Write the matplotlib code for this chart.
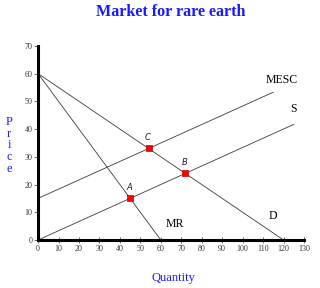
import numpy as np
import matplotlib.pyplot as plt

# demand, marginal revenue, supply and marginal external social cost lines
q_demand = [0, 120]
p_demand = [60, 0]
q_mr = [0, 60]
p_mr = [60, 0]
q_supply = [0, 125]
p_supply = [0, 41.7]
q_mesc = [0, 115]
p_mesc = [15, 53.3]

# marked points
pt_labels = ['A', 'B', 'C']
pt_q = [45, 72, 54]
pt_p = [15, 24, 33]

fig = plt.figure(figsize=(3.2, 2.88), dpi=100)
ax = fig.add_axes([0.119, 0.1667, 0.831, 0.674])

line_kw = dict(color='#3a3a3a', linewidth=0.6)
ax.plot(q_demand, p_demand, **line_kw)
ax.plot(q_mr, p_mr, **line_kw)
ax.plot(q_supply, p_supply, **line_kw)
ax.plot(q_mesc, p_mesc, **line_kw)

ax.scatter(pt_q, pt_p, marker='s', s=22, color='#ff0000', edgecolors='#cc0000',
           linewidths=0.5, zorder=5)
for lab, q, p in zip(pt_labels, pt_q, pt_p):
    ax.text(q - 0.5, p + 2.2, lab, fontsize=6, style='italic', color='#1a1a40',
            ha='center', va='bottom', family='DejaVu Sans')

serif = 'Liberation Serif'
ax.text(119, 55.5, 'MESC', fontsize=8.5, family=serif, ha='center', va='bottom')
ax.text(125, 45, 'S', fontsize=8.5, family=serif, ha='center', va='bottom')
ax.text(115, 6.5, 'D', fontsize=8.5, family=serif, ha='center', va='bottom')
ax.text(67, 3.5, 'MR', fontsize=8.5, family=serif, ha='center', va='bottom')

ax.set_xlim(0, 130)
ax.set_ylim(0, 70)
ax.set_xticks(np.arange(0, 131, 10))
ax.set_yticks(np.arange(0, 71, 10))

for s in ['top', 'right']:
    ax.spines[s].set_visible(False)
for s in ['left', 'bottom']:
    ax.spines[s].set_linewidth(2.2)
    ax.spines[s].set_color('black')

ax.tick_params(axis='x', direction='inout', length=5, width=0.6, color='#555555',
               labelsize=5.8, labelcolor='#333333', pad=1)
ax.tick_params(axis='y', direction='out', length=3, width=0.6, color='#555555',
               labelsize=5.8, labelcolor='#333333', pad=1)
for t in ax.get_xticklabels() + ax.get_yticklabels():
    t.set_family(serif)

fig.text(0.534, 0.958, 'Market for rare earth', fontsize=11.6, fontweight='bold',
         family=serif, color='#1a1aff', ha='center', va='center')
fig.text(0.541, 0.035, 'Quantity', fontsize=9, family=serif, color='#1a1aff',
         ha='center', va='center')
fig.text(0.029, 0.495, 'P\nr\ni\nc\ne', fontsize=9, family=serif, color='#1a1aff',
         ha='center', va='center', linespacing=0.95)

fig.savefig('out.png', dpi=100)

TASK REQUIREMENTS: Wherever the word "matplotlib" occurs in a line of the listing, copy that line.

EXERCISE ANSWER:
Write the matplotlib code for this chart.
import matplotlib.pyplot as plt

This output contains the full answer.